Xudong (Joshua) Li, MD, PhD Assistant Professor of Orthopaedic Surgery. His research interests is in the restoration of a functional disc by an ex vivo approach using transplanted ADAS cells that are transduced with Ad-GDF-5 into the annulus of an injured disc. This research on GDF-5 engineered ADAS cells and the in vivo characterization of the disc could lead to a novel approach for the treatment of late stage disc injury or degeneration, and, if successful data from this project will support the effort to achieve disc repair in humans.

Gary Balian, PhD Professor of Orthopaedics and Professor of Biochemistry and Molecular Genetics, Director of Orthopaedic Research Laboratories, and Director of T32 Musculoskeletal Research Training Program.

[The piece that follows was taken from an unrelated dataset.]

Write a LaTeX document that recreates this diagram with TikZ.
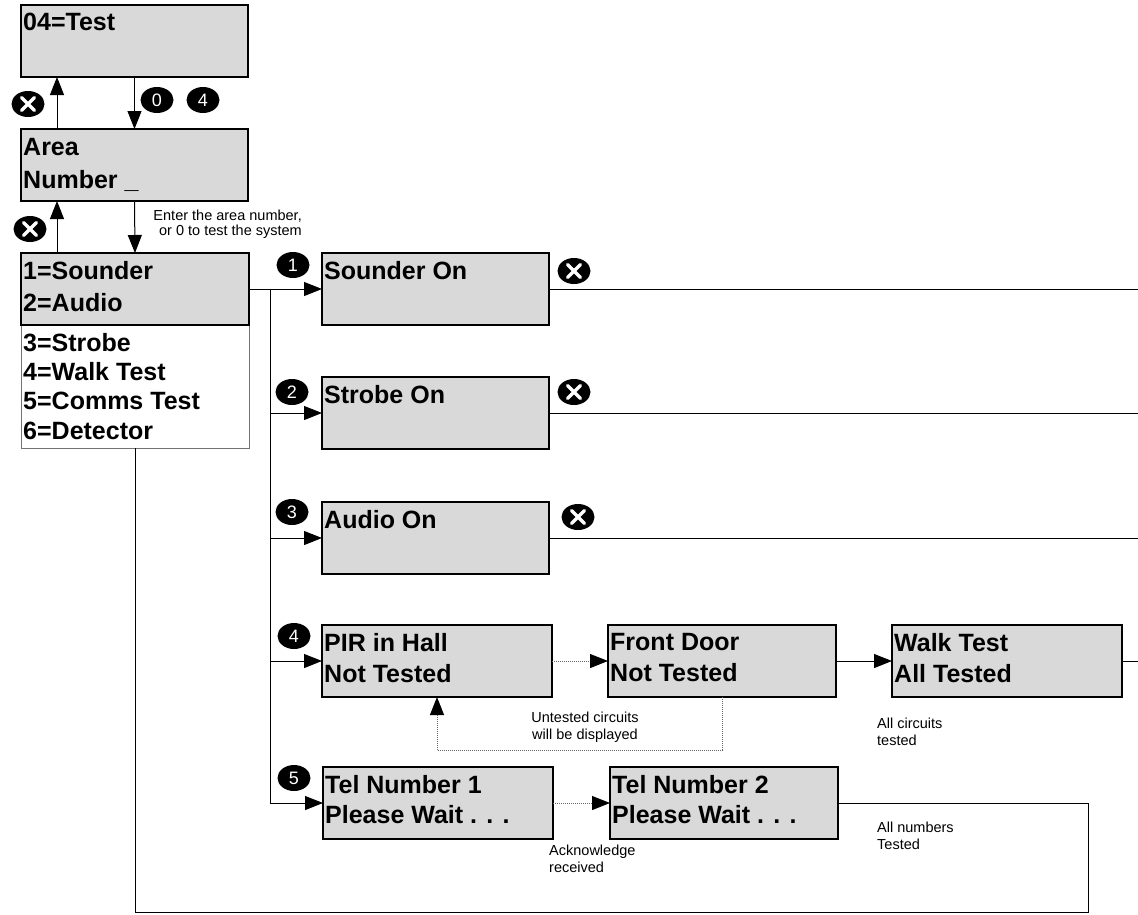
\documentclass[tikz,border=0pt]{standalone}
\usepackage{fontspec}
\setmainfont{Liberation Sans}
\usetikzlibrary{arrows.meta,shapes.geometric}
\definecolor{boxgray}{RGB}{217,217,217}
\begin{document}
\begin{tikzpicture}[x=1pt,y=-1pt,
  box/.style={draw=black, line width=2.6pt, fill=boxgray, minimum width=227pt, minimum height=72pt, inner sep=0pt, outer sep=0pt},
  btxt/.style={anchor=north west, inner sep=0pt, align=left, font=\bfseries\fontsize{25}{31}\selectfont},
  conn/.style={line width=1pt, draw=black},
  tip/.style={-{Triangle[length=18pt,width=14pt,color=black]}},
  arr/.style={conn, tip},
  dotc/.style={line width=1pt, draw=black!60, densely dotted, tip},
  key/.style={ellipse, fill=black, minimum width=33pt, minimum height=26pt, inner sep=0pt, text=white, font=\fontsize{18}{18}\selectfont},
  xkey/.style={key, path picture={\draw[white,line width=3.4pt,line cap=round]
     ([shift={(-6.5pt,-6.5pt)}]path picture bounding box.center) -- ([shift={(6.5pt,6.5pt)}]path picture bounding box.center)
     ([shift={(-6.5pt,6.5pt)}]path picture bounding box.center) -- ([shift={(6.5pt,-6.5pt)}]path picture bounding box.center);}},
  small/.style={inner sep=0pt, font=\fontsize{14.5}{17}\selectfont}
]
\useasboundingbox (0,0) rectangle (1138,914);
\coordinate (lx) at (57,0);
\coordinate (re) at (1138,0);
\coordinate (j) at (270,289);
\coordinate (br) at (1088,912);

% top boxes
\node[box] (test) at (134.5,41) {};
\node[btxt] (testt) at ([shift={(2pt,-8pt)}]test.north west) {04=Test};
\node[box] (area) at (134.5,165) {};
\node[btxt, font=\bfseries\fontsize{25}{33}\selectfont] (areat) at ([shift={(2pt,-9pt)}]area.north west) {Area\\Number \_};

% menu
\node[draw=black!55, line width=0.8pt, minimum width=228pt, minimum height=123pt, inner sep=0pt, outer sep=0pt] (mw) at (135,386.5) {};
\node[box, minimum width=228pt] (mg) at (135,289) {};
\node[btxt, font=\bfseries\fontsize{25}{32}\selectfont] (mgt) at ([shift={(2pt,-8pt)}]mg.north west) {1=Sounder\\2=Audio};
\node[btxt, font=\bfseries\fontsize{25}{29.3}\selectfont] (mwt) at (23,333) {3=Strobe\\4=Walk Test\\5=Comms Test\\6=Detector};

% right column boxes
\node[box] (snd) at (435.5,289) {};
\node[btxt] (sndt) at ([shift={(2pt,-8pt)}]snd.north west) {Sounder On};
\node[box] (stb) at (435.5,413) {};
\node[btxt] (stbt) at ([shift={(2pt,-8pt)}]stb.north west) {Strobe On};
\node[box] (aud) at (435.5,538) {};
\node[btxt] (audt) at ([shift={(2pt,-8pt)}]aud.north west) {Audio On};
\node[box, minimum width=230pt] (pir) at (437,661) {};
\node[btxt] (pirt) at ([shift={(2pt,-8pt)}]pir.north west) {PIR in Hall\\Not Tested};
\node[box, minimum width=228pt] (fd) at (722,661) {};
\node[btxt] (fdt) at ([shift={(2pt,-8pt)}]fd.north west) {Front Door\\Not Tested};
\node[box, minimum width=230pt] (wt) at (1007,661) {};
\node[btxt] (wtt) at ([shift={(2pt,-8pt)}]wt.north west) {Walk Test\\All Tested};
\node[box, minimum width=230pt] (tel1) at (438,803) {};
\node[btxt, font=\bfseries\fontsize{25}{30}\selectfont] (tel1t) at ([shift={(2pt,-8pt)}]tel1.north west) {Tel Number 1\\Please Wait . . .};
\node[box, minimum width=228pt] (tel2) at (724,803) {};
\node[btxt, font=\bfseries\fontsize{25}{30}\selectfont] (tel2t) at ([shift={(2pt,-8pt)}]tel2.north west) {Tel Number 2\\Please Wait . . .};

% connectors top
\draw[arr] (area.north -| lx) -- (test.south -| lx);
\draw[arr] (test.south) -- (area.north);
\draw[arr] (mg.north -| lx) -- (area.south -| lx);
\draw[arr] (area.south) -- (mg.north);

% branch
\draw[arr] (mg.east) -- (snd.west);
\draw[arr] (j) -- (j |- tel1.west) -- (tel1.west);
\foreach \b in {stb,aud,pir} {\draw[arr] (j |- \b.west) -- (\b.west);}

% exits to the right
\foreach \b in {snd,stb,aud,wt} {\draw[conn] (\b.east) -- (\b.east -| re);}

% walk test
\draw[dotc] (pir.east) -- (fd.west);
\draw[dotc] (fd.south) -- ++(0,53) -| (pir.south);
\draw[arr] (fd.east) -- (wt.west);

% comms test
\draw[dotc] (tel1.east) -- (tel2.west);
\draw[conn] (tel2.east) -| (br) -| (mw.south);

% keys
\node[key] (k0) at (157,100) {0};
\node[key] (k4) at (203,100) {4};
\node[xkey] (xa) at (28,104) {};
\node[xkey] (xb) at (30,229) {};
\node[key] (k1) at (293,265) {1};
\node[key] (k2) at (292,392) {2};
\node[key] (k3) at (292,512) {3};
\node[key] (k5a) at (294,636) {4};
\node[key] (k5) at (294,778) {5};
\node[xkey] (xs) at (574,271) {};
\node[xkey] (xt) at (574,392) {};
\node[xkey] (xu) at (578,517) {};

% notes
\node[small, anchor=east, align=right, font=\fontsize{14.5}{15}\selectfont] (enter) at (302,224.5) {Enter the area number,\\or 0 to test the system};
\node[small, align=center] (unt) at (585,727) {Untested circuits\\will be displayed};
\node[small, anchor=west, align=left] (allc) at (877,731.5) {All circuits\\tested};
\node[small, anchor=west, align=left] (ack) at (549,859) {Acknowledge\\received};
\node[small, anchor=west, align=left] (alln) at (877,836) {All numbers\\Tested};
\end{tikzpicture}
\end{document}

Dr. Balian is an internationally recognized cell biologist. He is responsible for coordinating the overall schedule for the basic science lecture series and oversees the residents involved in laboratory research. He is also responsible for instruction in biochemical aspects of orthopaedics. His research interests involve prostate cancer cell-bone marrow adhesion mediators. The contribution of this research to our understanding of cancer cell homing to bone may be forthcoming from the identification of molecular targets in bone. Bone repair is clearly a very important area of consideration in the field of musculoskeletal tissue regeneration. Inclusion of bone targeting factors in synthetic or natural polymers potentiate repair through mechanisms that are well characterized biologically at the cellular and molecular levels. Two unique bone targeting peptides potentiate the differentiation of mesenchymal cells in vitro, moreover, the peptides promote bone repair in critical sized unicortical defects. The potential anabolic effects of these novel peptides on bone density and gene expression is under investigation.